Dear Elisa and Council,
Following up on our discussions in the F2F meeting in Buenos Aires I
would like to request establishing a task force to create a new,
substantially changed revision of the TEI Lite.
As agreed in BA, task force members will be as follows:
Helena Bermúdez-Sabel
Gustavo Fernandez Riva
Martina Scholger
Magdalena Turska
As for the organization of work, we are planning to meet in person in
January 2025, in my house in Poland.
Best regards,
Magdalena
Scope of the work and planned deliverables
TEI Lite 2.0 task force is dedicated to the creation of the new TEI
Lite schema and corresponding Guidelines with extended examples
section. These will be accompanied by implementations for the new
functionalities required for the schema processing and Guidelines
publication.
Rationale
Motivations for the new version of the TEI Lite are several.

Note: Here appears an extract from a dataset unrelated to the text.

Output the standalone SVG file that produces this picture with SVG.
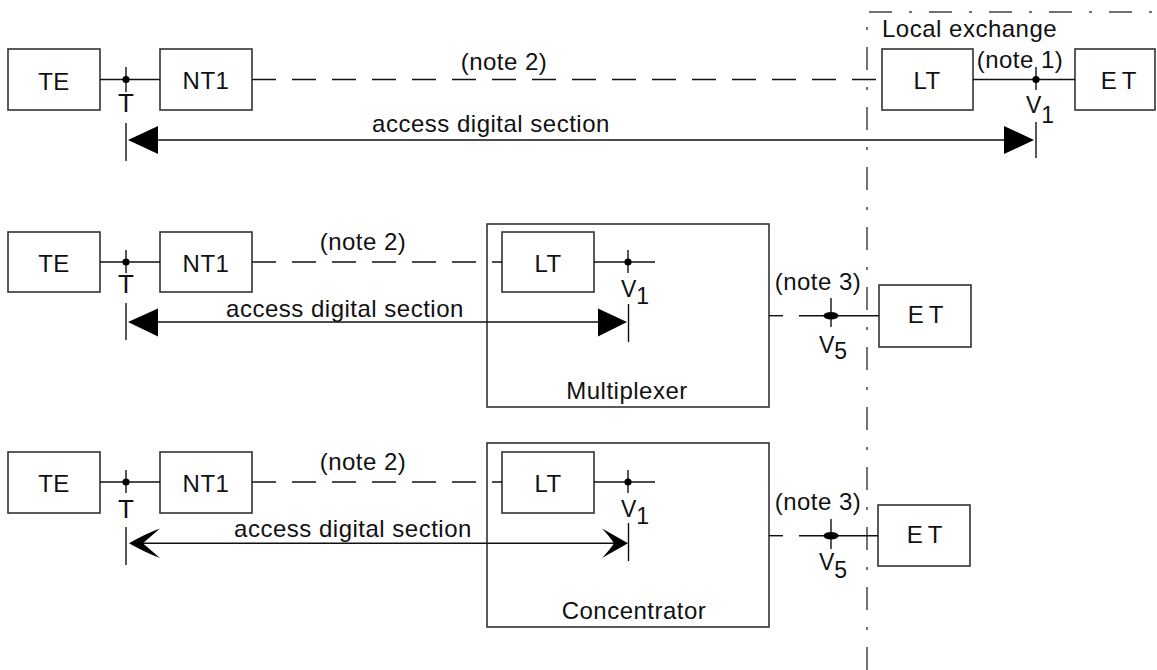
<svg xmlns="http://www.w3.org/2000/svg" width="1157" height="670" viewBox="0 0 1157 670">
  <defs>
    <style>
      .box { fill: #fff; stroke: #333; stroke-width: 1.6; }
      .ln { stroke: #111; stroke-width: 1.4; fill: none; }
      .dash { stroke: #111; stroke-width: 1.4; fill: none; stroke-dasharray: 24 16; }
      .dashdot { stroke: #444; stroke-width: 1.5; fill: none; stroke-dasharray: 23 17 3 17; }
      .t { font-family: "Liberation Sans", Arial, sans-serif; font-size: 24px; fill: #111; letter-spacing: 0.5px; }
      .c { text-anchor: middle; }
      .sp { letter-spacing: 5px; }
      .lbl { font-family: "Liberation Sans", Arial, sans-serif; font-size: 23px; fill: #111; }
      .big { font-size: 26px; }
      .head { fill: #000; stroke: none; }
    </style>
  </defs>

  <!-- exchange boundary (dash-dot) -->
  <g id="exchange-boundary">
    <path class="dashdot" d="M867,670 V12 H1157"/>
    <text class="t" x="882" y="37">Local exchange</text>
  </g>

  <!-- ===== row 1: direct access to local exchange ===== -->
  <g id="r1-te"><rect class="box" x="8" y="49" width="92" height="61"/><text class="t c" x="54" y="90">TE</text></g>
  <g id="r1-nt1"><rect class="box" x="160" y="49" width="92" height="61"/><text class="t c" x="206" y="89">NT1</text></g>
  <g id="r1-lt"><rect class="box" x="882" y="49" width="91" height="61"/><text class="t c" x="927" y="89">LT</text></g>
  <g id="r1-et"><rect class="box" x="1075" y="49" width="80" height="61"/><text class="t c sp" x="1121" y="89">ET</text></g>

  <!-- ===== row 2: multiplexer ===== -->
  <g id="r2-te"><rect class="box" x="8" y="232" width="92" height="60"/><text class="t c" x="54" y="272">TE</text></g>
  <g id="r2-nt1"><rect class="box" x="160" y="232" width="92" height="60"/><text class="t c" x="206" y="272">NT1</text></g>
  <g id="r2-mux"><rect class="box" x="487" y="224" width="282" height="183"/><text class="t c" x="627" y="399">Multiplexer</text></g>
  <g id="r2-lt"><rect class="box" x="502" y="232" width="92" height="60"/><text class="t c" x="548" y="272">LT</text></g>
  <g id="r2-et"><rect class="box" x="879" y="285" width="92" height="62"/><text class="t c sp" x="928" y="323">ET</text></g>

  <!-- ===== row 3: concentrator ===== -->
  <g id="r3-te"><rect class="box" x="8" y="452" width="92" height="61"/><text class="t c" x="54" y="492">TE</text></g>
  <g id="r3-nt1"><rect class="box" x="160" y="452" width="92" height="61"/><text class="t c" x="206" y="492">NT1</text></g>
  <g id="r3-conc"><rect class="box" x="487" y="443" width="282" height="184"/><text class="t c" x="634" y="619">Concentrator</text></g>
  <g id="r3-lt"><rect class="box" x="502" y="452" width="92" height="61"/><text class="t c" x="548" y="492">LT</text></g>
  <g id="r3-et"><rect class="box" x="878" y="505" width="92" height="61"/><text class="t c sp" x="927" y="543">ET</text></g>

  <!-- connectors, reference points and section arrows -->
  <g id="connectors">
    <!-- row 1 -->
    <line class="ln" x1="100" y1="79.5" x2="160" y2="79.5"/>
    <line class="dash" x1="252" y1="79.5" x2="882" y2="79.5"/>
    <line class="ln" x1="973" y1="79.5" x2="1075" y2="79.5"/>
    <!-- row 2 -->
    <line class="ln" x1="100" y1="262" x2="160" y2="262"/>
    <line class="dash" x1="252" y1="262" x2="502" y2="262"/>
    <line class="ln" x1="594" y1="262" x2="655" y2="262"/>
    <line class="ln" x1="769" y1="315.7" x2="783" y2="315.7"/>
    <line class="ln" x1="799" y1="315.7" x2="879" y2="315.7"/>
    <!-- row 3 -->
    <line class="ln" x1="100" y1="482" x2="160" y2="482"/>
    <line class="dash" x1="252" y1="482" x2="502" y2="482"/>
    <line class="ln" x1="594" y1="482" x2="655" y2="482"/>
    <line class="ln" x1="769" y1="535.7" x2="783" y2="535.7"/>
    <line class="ln" x1="799" y1="535.7" x2="878" y2="535.7"/>

    <!-- reference point T -->
    <g id="ref-t">
      <line class="ln" x1="126" y1="67" x2="126" y2="92"/><circle cx="126" cy="79.5" r="3.6"/>
      <line class="ln" x1="126" y1="250" x2="126" y2="273"/><circle cx="126" cy="262" r="3.6"/>
      <line class="ln" x1="126" y1="470" x2="126" y2="493"/><circle cx="126" cy="482" r="3.6"/>
    </g>
    <!-- reference point V1 -->
    <g id="ref-v1">
      <line class="ln" x1="1036" y1="67" x2="1036" y2="90"/><circle cx="1036" cy="79.5" r="3.6"/>
      <line class="ln" x1="628" y1="250" x2="628" y2="273"/><circle cx="628" cy="262" r="3.6"/>
      <line class="ln" x1="628" y1="470" x2="628" y2="493"/><circle cx="628" cy="482" r="3.6"/>
    </g>
    <!-- reference point V5 -->
    <g id="ref-v5">
      <line class="ln" x1="831" y1="298" x2="831" y2="327"/><ellipse cx="831" cy="315.7" rx="7.5" ry="3.8"/>
      <line class="ln" x1="831" y1="519" x2="831" y2="549"/><ellipse cx="831" cy="535.7" rx="7.5" ry="3.8"/>
    </g>

    <!-- access digital section, row 1 -->
    <line class="ln" x1="126" y1="123" x2="126" y2="161"/>
    <line class="ln" x1="1036" y1="122" x2="1036" y2="158"/>
    <line class="ln" x1="150" y1="140" x2="1010" y2="140"/>
    <path class="head" d="M128,140 L158,126 L158,154 Z"/>
    <path class="head" d="M1034,140 L1004,126 L1004,154 Z"/>
    <!-- access digital section, row 2 -->
    <line class="ln" x1="126" y1="303" x2="126" y2="340"/>
    <line class="ln" x1="628.5" y1="304" x2="628.5" y2="342"/>
    <line class="ln" x1="150" y1="322" x2="605" y2="322"/>
    <path class="head" d="M128,322 L158,308.5 L158,336.5 Z"/>
    <path class="head" d="M627,322 L598,308.5 L598,336.5 Z"/>
    <!-- access digital section, row 3 (open arrowheads) -->
    <line class="ln" x1="126" y1="527" x2="126" y2="565"/>
    <line class="ln" x1="628.5" y1="523" x2="628.5" y2="561"/>
    <line class="ln" x1="140" y1="543.3" x2="615" y2="543.3"/>
    <path class="head" d="M129,543.3 Q146,533.5 160,528.5 Q150,537 143,543.3 Q150,549.6 160,558 Q146,553 129,543.3 Z"/>
    <path class="head" d="M628,543.3 Q611,533.5 602,528.5 Q610,537 614,543.3 Q610,549.6 602,558 Q611,553 628,543.3 Z"/>
  </g>

  <!-- labels -->
  <g id="labels">
    <text class="lbl big c" x="126" y="112">T</text>
    <text class="lbl big c" x="126" y="293">T</text>
    <text class="lbl big c" x="126" y="518">T</text>

    <text class="lbl" x="1026" y="113">V<tspan dy="10">1</tspan></text>
    <text class="lbl" x="621" y="297">V<tspan dy="7">1</tspan></text>
    <text class="lbl" x="621" y="517">V<tspan dy="7">1</tspan></text>
    <text class="lbl" x="819" y="353">V<tspan dy="6">5</tspan></text>
    <text class="lbl" x="819" y="570">V<tspan dy="8">5</tspan></text>

    <text class="t c" x="504" y="70">(note 2)</text>
    <text class="t c" x="363" y="250">(note 2)</text>
    <text class="t c" x="363" y="470">(note 2)</text>
    <text class="t c" x="1020" y="68">(note 1)</text>
    <text class="t c" x="818" y="290">(note 3)</text>
    <text class="t c" x="818" y="510">(note 3)</text>

    <text class="t c" x="491" y="132">access digital section</text>
    <text class="t c" x="345" y="317">access digital section</text>
    <text class="t c" x="353" y="537">access digital section</text>
  </g>
</svg>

First, its original dates back to 1996, later followed by a series of
updates varying in scope. The last substantial revision was made in
2006, at a time when both the technologies supporting XML processing
were not as developed, and, more importantly, consensus regarding
publication and interoperability of TEI-encoded texts was completely
lacking and implementation praxis varied hugely. Therefore TEI Lite
(and TEI) Guidelines for the most part pay no heed to processing and
publishing concerns, in particular rarely addressing encoding
strategies for composite, heterogeneous collections, focusing rather
on the "archive" function of the format, where effectively all
information is injected into a single TEI resource. The task force's
intention is to expand the horizon of the TEI Lite Guidelines, to
discuss recommended data modeling, organization and processing
practices for a broad range of real life uses. Especially the
processing part will make use of the TEI Processing Model,
non-existent yet when TEI Lite was last updated.
Second, despite decades of efforts from the TEI community, the
standard is still too often perceived as prohibitively complex, and
even the presence of TEI Lite with its reduced set of elements did not
amend the situation. One reason may be the fragmentary character of
existing resources to learn TEI from, both in terms of structure and
examples provided. Particularly the latter in the Guidelines are
usually missing the broader context, from the facsimile of the
original source to the complete TEI document to which they might
belong, therefore making it impossible for the users to analyze the
complete picture the Guidelines try to portray. Therefore, TEI Lite
aims to extend the base of full encoding examples as well as
illustrate remaining fragmentary ones with a broader context, from
facsimile images, through the editorial process, to a proposed final
presentation. This will be achieved through extensive use of graphic
and other media (e.g. screencasts or animations), not relying solely
on textual descriptions of phenomena discussed.
Finally, one of the common concerns with the TEI standard is its
increasing idiosyncrasy, for the most part a consequence of the
inability to express contextually diverse content models for the same
element. TEI Lite 2.0 task force intends to propose a syntax and
implementation for that problem, together with the reorganization of a
number of elements. We hope that the results of this effort will pave
the way for the new, P6, version of the TEI.